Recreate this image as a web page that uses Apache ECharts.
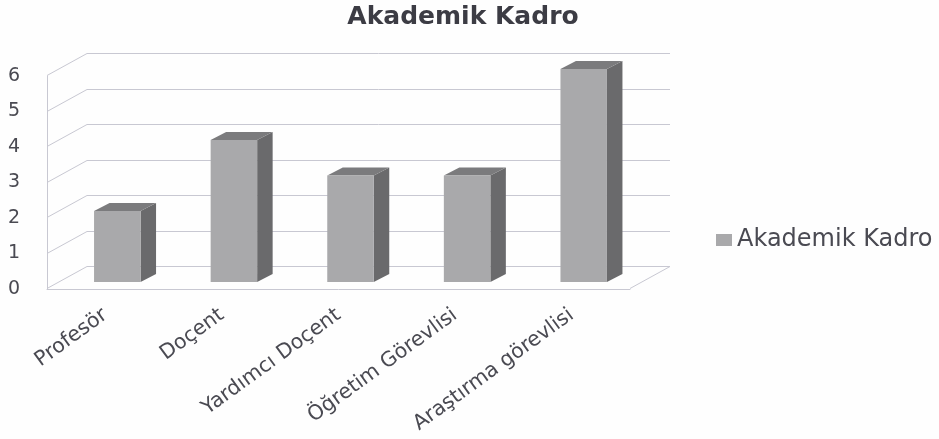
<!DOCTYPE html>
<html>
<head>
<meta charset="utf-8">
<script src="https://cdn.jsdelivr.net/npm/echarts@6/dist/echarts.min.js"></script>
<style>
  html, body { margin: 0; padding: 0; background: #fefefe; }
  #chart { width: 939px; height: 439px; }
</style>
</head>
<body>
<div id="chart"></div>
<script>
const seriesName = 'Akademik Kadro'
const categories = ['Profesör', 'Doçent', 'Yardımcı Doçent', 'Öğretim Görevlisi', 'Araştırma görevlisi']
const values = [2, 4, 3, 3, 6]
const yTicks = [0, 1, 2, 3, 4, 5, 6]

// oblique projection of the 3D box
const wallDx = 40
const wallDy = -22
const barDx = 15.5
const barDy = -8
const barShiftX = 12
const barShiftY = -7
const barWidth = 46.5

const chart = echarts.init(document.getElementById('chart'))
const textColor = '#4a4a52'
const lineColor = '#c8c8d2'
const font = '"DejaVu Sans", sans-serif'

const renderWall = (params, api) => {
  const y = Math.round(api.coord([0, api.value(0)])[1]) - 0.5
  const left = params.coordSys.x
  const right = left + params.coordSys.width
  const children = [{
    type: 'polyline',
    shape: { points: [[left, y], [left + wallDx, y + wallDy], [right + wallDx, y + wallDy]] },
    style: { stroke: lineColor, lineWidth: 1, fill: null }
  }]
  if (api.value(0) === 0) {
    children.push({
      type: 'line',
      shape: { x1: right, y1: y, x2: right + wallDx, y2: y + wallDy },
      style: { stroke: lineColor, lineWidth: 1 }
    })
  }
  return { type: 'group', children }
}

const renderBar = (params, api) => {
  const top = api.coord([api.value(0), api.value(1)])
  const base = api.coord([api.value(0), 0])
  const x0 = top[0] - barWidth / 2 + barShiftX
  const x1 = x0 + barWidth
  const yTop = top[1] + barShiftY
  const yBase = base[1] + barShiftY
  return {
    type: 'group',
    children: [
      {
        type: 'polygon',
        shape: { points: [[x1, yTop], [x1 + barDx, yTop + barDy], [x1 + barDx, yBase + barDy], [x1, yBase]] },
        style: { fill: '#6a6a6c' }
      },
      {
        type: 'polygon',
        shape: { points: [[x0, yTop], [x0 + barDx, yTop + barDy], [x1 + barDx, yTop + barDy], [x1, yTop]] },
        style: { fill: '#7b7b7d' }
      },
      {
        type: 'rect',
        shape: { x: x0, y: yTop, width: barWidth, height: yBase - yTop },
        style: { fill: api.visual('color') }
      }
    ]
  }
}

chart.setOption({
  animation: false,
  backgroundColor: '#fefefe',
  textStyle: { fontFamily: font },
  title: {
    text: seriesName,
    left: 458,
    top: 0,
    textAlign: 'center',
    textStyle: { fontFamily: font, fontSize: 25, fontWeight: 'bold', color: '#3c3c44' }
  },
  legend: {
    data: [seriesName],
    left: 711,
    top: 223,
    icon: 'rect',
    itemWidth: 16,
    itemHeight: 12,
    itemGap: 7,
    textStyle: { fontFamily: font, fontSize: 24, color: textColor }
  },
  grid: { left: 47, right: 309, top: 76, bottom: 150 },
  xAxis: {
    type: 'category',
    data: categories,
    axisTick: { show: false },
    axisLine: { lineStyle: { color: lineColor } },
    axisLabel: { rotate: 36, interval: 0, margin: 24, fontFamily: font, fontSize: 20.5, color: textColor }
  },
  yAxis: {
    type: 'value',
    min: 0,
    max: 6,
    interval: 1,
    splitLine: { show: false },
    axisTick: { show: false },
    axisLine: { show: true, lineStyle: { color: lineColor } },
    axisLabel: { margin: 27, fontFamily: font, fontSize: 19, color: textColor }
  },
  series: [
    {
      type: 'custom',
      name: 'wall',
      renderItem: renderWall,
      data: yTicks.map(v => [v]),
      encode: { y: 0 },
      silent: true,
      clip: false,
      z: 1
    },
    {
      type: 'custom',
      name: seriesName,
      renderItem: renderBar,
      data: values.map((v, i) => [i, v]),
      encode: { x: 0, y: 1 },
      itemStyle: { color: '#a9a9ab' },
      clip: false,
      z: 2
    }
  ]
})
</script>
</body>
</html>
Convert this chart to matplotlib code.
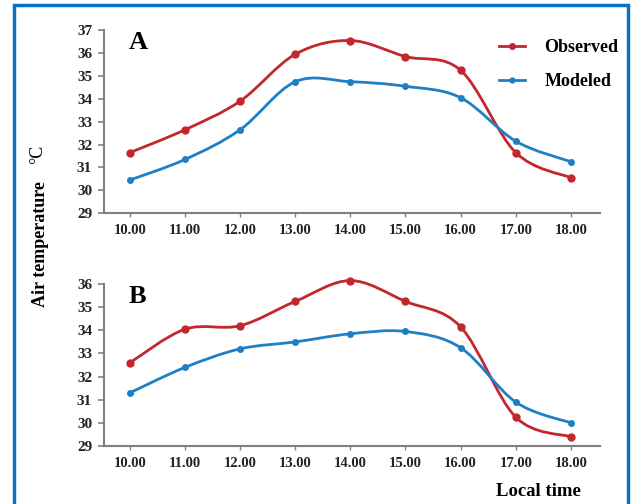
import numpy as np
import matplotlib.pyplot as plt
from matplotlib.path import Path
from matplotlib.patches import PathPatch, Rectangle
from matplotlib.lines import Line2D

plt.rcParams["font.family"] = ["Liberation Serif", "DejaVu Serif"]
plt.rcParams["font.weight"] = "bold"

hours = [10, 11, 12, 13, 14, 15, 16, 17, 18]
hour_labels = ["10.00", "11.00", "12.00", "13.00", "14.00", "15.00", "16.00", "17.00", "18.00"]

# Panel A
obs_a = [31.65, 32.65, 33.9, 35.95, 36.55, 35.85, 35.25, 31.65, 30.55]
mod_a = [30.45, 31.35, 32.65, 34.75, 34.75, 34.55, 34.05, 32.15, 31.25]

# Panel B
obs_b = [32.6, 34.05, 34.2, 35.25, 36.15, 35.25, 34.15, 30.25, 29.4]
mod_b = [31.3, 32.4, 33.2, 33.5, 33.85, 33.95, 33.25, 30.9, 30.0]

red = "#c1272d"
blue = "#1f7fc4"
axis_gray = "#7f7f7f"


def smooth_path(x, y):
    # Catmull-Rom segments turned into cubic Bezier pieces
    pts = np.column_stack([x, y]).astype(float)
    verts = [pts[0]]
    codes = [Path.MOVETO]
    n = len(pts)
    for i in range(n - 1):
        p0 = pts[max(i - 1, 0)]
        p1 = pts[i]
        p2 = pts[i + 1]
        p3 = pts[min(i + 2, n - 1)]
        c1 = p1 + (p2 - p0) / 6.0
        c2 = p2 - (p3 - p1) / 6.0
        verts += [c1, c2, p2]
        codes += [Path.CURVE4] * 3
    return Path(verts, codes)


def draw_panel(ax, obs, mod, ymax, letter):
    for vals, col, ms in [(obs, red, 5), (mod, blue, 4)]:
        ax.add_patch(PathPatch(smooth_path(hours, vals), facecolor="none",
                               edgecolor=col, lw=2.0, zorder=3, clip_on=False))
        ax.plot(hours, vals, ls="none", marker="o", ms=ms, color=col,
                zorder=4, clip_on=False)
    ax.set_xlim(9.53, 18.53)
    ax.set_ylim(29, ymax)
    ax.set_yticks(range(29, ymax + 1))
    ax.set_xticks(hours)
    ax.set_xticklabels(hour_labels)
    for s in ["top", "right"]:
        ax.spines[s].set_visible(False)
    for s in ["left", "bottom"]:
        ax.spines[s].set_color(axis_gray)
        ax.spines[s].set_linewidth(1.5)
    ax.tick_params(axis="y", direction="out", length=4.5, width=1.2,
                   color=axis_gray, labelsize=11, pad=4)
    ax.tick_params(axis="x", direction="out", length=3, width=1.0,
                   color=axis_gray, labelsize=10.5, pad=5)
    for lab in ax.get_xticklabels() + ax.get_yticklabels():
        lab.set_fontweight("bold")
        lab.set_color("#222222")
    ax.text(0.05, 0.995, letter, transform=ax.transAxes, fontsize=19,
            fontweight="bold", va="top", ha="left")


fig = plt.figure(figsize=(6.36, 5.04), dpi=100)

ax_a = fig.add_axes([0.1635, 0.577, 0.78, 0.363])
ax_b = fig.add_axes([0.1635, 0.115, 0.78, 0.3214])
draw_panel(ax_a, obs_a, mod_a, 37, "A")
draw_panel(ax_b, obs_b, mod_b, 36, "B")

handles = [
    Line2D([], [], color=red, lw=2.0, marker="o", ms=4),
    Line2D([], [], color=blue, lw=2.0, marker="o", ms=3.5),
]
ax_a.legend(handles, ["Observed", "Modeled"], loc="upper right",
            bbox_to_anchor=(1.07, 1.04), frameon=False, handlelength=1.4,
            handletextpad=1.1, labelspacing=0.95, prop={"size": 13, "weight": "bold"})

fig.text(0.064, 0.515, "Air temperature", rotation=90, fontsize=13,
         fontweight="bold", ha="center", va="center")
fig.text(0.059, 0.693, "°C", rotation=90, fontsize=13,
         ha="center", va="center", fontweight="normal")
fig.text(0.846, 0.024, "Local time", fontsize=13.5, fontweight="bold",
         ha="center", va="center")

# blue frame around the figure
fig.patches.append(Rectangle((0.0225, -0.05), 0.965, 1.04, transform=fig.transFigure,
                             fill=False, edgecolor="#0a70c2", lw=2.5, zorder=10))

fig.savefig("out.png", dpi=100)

-*-

Your instructions: Copy each line that contains the word "this".

Answer to the task:
Recreate this image as a web page that uses Apache ECharts.
Convert this chart to matplotlib code.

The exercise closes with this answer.